:: THE EXERCISE ::
Write out, word for word, only the data from its first line to the line containing "mean ± SEM.</div>".

:: AVAILABLE DATA ::

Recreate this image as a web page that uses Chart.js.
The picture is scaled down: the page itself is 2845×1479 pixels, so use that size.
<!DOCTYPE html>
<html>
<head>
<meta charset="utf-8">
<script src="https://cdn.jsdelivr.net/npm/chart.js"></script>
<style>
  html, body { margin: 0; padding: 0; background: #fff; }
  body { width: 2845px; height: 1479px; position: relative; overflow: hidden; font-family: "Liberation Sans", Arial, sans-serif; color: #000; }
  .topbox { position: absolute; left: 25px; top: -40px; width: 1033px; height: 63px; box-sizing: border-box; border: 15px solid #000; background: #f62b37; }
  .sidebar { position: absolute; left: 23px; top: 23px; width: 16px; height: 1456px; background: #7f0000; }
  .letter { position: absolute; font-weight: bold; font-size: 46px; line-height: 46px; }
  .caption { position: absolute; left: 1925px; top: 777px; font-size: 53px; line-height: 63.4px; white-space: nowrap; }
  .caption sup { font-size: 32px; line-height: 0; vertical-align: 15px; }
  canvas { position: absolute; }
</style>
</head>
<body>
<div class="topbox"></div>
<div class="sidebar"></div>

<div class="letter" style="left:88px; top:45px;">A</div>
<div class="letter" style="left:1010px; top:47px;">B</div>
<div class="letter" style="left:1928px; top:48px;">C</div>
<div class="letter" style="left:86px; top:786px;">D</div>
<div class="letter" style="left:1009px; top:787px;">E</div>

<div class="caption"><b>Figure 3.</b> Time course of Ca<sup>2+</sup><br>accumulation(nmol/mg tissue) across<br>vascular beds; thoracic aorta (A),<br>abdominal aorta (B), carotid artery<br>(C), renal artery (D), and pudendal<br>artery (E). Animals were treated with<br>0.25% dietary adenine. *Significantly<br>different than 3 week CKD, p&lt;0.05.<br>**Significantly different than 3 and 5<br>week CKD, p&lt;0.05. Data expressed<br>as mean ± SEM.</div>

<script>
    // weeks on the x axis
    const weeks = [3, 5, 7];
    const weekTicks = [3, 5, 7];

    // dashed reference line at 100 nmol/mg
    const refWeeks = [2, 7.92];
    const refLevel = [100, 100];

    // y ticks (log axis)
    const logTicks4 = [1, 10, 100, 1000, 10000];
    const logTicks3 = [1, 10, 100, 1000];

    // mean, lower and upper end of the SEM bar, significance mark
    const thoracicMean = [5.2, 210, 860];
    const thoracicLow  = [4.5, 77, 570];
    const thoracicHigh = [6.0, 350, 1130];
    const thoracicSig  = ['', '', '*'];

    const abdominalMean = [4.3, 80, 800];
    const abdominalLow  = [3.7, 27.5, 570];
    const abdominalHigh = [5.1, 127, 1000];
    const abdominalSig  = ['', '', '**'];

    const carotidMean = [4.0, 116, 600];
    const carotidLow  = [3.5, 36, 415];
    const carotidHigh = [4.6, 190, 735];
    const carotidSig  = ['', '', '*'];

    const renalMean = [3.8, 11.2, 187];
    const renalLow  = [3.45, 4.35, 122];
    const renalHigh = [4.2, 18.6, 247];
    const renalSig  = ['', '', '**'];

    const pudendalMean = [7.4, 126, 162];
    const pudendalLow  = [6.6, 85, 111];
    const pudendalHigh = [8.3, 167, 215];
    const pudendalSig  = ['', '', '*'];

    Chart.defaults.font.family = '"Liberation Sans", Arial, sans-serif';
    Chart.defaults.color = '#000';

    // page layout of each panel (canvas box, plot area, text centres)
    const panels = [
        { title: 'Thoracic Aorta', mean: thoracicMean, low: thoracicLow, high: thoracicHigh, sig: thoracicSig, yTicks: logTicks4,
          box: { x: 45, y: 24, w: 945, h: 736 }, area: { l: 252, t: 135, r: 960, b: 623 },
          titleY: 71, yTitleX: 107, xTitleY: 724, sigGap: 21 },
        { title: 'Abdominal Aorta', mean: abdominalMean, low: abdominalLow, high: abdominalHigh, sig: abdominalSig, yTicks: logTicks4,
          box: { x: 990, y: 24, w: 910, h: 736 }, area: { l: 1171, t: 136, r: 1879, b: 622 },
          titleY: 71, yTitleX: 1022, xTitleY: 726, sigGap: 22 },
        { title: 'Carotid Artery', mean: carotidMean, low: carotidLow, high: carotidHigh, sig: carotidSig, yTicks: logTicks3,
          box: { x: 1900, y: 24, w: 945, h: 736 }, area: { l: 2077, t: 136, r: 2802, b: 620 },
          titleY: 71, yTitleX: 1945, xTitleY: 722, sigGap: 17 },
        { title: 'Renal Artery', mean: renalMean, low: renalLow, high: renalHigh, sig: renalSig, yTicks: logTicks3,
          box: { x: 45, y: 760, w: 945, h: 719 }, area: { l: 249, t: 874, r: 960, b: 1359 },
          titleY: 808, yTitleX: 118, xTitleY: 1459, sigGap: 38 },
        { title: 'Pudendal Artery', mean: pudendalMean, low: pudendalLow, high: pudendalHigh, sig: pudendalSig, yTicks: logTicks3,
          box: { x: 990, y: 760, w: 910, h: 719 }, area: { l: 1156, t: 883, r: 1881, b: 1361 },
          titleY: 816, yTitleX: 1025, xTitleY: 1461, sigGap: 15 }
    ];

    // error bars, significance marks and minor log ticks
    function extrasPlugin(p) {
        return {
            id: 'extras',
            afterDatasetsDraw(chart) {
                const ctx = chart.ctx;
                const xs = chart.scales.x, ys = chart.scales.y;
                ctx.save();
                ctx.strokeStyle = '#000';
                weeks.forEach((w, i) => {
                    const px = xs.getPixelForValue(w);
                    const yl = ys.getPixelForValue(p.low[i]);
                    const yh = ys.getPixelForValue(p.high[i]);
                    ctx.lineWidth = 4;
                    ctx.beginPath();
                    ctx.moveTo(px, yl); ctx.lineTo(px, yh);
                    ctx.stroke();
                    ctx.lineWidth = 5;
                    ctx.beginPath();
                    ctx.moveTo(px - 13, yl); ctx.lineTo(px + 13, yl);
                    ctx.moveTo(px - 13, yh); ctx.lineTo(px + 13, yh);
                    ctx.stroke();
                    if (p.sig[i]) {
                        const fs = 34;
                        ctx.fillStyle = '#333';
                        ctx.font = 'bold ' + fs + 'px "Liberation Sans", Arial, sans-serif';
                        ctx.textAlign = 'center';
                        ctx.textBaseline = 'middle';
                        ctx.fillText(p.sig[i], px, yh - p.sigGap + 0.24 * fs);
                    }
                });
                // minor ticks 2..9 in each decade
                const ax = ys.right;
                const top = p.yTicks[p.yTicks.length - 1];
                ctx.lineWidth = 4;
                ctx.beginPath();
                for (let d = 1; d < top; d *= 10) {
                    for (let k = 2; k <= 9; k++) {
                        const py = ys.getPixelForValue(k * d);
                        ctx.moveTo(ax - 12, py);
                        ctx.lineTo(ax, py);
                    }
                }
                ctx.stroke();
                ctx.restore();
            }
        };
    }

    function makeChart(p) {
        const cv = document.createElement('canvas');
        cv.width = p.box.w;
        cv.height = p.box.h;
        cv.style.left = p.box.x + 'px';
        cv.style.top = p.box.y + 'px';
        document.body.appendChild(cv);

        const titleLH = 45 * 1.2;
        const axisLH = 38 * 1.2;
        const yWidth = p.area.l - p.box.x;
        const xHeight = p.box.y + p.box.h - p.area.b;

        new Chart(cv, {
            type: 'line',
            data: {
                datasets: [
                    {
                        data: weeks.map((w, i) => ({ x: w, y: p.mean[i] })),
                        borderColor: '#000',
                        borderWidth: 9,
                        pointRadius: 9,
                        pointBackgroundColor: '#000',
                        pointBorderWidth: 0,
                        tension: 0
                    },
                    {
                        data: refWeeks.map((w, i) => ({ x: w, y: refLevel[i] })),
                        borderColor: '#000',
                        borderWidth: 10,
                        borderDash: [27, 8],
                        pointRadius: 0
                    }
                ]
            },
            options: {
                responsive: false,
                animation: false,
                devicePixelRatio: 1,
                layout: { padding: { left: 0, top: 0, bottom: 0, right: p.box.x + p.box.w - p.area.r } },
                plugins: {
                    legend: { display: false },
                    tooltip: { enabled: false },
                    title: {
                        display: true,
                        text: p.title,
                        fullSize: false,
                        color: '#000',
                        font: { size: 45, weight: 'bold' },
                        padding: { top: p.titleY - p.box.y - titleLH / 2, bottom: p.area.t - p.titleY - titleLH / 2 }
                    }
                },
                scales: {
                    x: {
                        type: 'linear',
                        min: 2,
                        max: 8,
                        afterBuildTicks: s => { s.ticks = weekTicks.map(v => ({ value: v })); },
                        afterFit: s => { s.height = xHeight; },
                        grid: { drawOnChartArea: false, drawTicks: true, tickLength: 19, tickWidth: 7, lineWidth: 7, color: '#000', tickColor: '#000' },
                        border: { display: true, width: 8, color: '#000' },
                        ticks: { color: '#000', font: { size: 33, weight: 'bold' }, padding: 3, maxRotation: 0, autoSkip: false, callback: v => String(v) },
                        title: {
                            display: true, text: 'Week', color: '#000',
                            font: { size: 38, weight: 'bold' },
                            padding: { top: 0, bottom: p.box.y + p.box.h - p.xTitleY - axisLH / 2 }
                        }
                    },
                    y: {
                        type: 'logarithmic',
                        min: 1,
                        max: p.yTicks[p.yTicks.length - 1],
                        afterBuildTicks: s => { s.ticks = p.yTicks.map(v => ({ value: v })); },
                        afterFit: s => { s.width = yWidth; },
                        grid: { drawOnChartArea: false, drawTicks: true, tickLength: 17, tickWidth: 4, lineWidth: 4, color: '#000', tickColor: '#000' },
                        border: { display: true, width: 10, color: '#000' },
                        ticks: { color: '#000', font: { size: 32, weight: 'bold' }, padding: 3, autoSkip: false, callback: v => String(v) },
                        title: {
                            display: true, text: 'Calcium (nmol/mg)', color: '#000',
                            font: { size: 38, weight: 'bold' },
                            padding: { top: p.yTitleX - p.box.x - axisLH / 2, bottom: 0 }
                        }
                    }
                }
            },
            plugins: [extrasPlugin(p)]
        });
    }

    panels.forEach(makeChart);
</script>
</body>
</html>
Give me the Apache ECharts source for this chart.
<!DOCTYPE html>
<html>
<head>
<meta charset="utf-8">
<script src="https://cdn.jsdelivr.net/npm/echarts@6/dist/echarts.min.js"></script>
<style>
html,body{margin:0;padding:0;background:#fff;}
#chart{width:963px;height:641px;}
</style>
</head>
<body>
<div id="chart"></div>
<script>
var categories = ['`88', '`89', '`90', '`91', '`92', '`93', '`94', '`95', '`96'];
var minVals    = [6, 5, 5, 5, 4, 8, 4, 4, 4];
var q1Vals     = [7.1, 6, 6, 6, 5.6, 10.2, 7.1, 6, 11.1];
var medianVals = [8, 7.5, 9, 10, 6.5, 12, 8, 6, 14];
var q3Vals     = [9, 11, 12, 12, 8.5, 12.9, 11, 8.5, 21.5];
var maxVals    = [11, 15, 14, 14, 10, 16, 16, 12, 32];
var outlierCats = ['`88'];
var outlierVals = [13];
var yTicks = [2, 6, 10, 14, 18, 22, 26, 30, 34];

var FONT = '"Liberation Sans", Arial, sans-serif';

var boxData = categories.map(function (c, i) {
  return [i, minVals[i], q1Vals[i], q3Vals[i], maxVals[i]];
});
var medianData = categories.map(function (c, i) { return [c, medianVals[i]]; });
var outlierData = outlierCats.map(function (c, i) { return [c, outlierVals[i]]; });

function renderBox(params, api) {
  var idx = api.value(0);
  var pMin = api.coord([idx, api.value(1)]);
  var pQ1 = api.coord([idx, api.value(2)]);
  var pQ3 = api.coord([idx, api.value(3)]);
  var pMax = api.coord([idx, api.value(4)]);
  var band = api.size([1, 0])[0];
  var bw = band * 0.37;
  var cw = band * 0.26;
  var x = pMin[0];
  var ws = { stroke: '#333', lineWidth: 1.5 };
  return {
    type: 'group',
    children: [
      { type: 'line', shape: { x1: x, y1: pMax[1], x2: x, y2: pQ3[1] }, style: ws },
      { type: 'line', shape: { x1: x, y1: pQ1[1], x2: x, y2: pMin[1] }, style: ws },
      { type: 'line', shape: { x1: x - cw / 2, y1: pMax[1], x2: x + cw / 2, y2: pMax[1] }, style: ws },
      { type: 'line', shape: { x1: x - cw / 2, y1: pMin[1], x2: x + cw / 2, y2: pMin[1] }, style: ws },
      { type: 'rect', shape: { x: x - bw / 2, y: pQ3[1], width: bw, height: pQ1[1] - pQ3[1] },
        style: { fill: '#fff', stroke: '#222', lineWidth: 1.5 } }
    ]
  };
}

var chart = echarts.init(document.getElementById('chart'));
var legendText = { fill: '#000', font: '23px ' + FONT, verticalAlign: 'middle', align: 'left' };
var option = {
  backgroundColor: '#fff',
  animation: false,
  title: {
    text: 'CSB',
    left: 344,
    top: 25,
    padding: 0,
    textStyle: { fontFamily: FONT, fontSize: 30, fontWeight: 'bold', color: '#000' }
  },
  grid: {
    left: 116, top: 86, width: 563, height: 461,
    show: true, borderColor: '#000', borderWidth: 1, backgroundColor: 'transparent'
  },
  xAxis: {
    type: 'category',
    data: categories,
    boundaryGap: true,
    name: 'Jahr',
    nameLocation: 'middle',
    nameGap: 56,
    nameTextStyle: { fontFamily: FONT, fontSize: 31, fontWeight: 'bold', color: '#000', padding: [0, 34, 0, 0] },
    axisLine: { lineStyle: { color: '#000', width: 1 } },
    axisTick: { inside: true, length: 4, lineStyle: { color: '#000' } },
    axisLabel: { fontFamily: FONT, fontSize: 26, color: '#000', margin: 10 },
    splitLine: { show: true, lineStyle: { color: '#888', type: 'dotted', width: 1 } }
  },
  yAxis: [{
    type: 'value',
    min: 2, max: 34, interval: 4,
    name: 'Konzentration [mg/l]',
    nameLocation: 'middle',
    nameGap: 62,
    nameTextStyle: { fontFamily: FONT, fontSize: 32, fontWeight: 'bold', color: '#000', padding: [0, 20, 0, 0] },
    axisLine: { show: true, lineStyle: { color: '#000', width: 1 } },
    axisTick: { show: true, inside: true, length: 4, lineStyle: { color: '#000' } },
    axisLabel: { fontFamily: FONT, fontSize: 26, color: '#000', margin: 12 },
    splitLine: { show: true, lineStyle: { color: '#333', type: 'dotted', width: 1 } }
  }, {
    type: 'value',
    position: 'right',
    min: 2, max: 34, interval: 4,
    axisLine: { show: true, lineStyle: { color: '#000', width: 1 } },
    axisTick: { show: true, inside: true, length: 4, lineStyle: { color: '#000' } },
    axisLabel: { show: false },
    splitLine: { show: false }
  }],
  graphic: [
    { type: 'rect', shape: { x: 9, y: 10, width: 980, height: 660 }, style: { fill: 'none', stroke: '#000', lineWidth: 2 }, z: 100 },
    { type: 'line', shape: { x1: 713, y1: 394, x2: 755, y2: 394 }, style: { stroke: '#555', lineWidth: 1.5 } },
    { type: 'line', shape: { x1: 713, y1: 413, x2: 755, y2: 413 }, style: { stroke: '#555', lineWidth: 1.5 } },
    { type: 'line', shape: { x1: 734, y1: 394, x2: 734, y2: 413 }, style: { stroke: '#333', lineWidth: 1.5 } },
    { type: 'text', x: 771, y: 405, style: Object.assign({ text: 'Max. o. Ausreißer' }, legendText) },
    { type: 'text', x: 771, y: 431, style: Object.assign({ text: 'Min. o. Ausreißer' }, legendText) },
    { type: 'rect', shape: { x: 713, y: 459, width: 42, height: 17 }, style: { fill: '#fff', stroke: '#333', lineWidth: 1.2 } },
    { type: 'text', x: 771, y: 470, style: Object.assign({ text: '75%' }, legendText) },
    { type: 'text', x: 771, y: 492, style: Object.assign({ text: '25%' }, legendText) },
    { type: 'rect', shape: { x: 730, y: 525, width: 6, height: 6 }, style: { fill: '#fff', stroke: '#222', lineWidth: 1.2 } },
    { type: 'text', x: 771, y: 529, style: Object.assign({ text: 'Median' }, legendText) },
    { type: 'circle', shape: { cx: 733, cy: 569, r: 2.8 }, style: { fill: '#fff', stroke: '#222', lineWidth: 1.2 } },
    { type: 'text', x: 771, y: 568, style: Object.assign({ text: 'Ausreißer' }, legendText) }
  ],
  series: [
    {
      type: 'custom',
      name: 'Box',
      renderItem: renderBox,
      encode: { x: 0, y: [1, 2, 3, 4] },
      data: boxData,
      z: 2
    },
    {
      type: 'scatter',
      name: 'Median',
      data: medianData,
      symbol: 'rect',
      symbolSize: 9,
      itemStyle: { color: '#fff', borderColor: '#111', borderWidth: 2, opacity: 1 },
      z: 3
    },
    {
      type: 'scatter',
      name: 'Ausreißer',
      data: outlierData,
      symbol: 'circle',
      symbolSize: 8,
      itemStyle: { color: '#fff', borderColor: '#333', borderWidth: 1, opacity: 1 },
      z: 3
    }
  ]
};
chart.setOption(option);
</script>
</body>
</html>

:: TASK ANSWER ::
Recreate this image as a web page that uses Chart.js.
The picture is scaled down: the page itself is 2845×1479 pixels, so use that size.
<!DOCTYPE html>
<html>
<head>
<meta charset="utf-8">
<script src="https://cdn.jsdelivr.net/npm/chart.js"></script>
<style>
  html, body { margin: 0; padding: 0; background: #fff; }
  body { width: 2845px; height: 1479px; position: relative; overflow: hidden; font-family: "Liberation Sans", Arial, sans-serif; color: #000; }
  .topbox { position: absolute; left: 25px; top: -40px; width: 1033px; height: 63px; box-sizing: border-box; border: 15px solid #000; background: #f62b37; }
  .sidebar { position: absolute; left: 23px; top: 23px; width: 16px; height: 1456px; background: #7f0000; }
  .letter { position: absolute; font-weight: bold; font-size: 46px; line-height: 46px; }
  .caption { position: absolute; left: 1925px; top: 777px; font-size: 53px; line-height: 63.4px; white-space: nowrap; }
  .caption sup { font-size: 32px; line-height: 0; vertical-align: 15px; }
  canvas { position: absolute; }
</style>
</head>
<body>
<div class="topbox"></div>
<div class="sidebar"></div>

<div class="letter" style="left:88px; top:45px;">A</div>
<div class="letter" style="left:1010px; top:47px;">B</div>
<div class="letter" style="left:1928px; top:48px;">C</div>
<div class="letter" style="left:86px; top:786px;">D</div>
<div class="letter" style="left:1009px; top:787px;">E</div>

<div class="caption"><b>Figure 3.</b> Time course of Ca<sup>2+</sup><br>accumulation(nmol/mg tissue) across<br>vascular beds; thoracic aorta (A),<br>abdominal aorta (B), carotid artery<br>(C), renal artery (D), and pudendal<br>artery (E). Animals were treated with<br>0.25% dietary adenine. *Significantly<br>different than 3 week CKD, p&lt;0.05.<br>**Significantly different than 3 and 5<br>week CKD, p&lt;0.05. Data expressed<br>as mean ± SEM.</div>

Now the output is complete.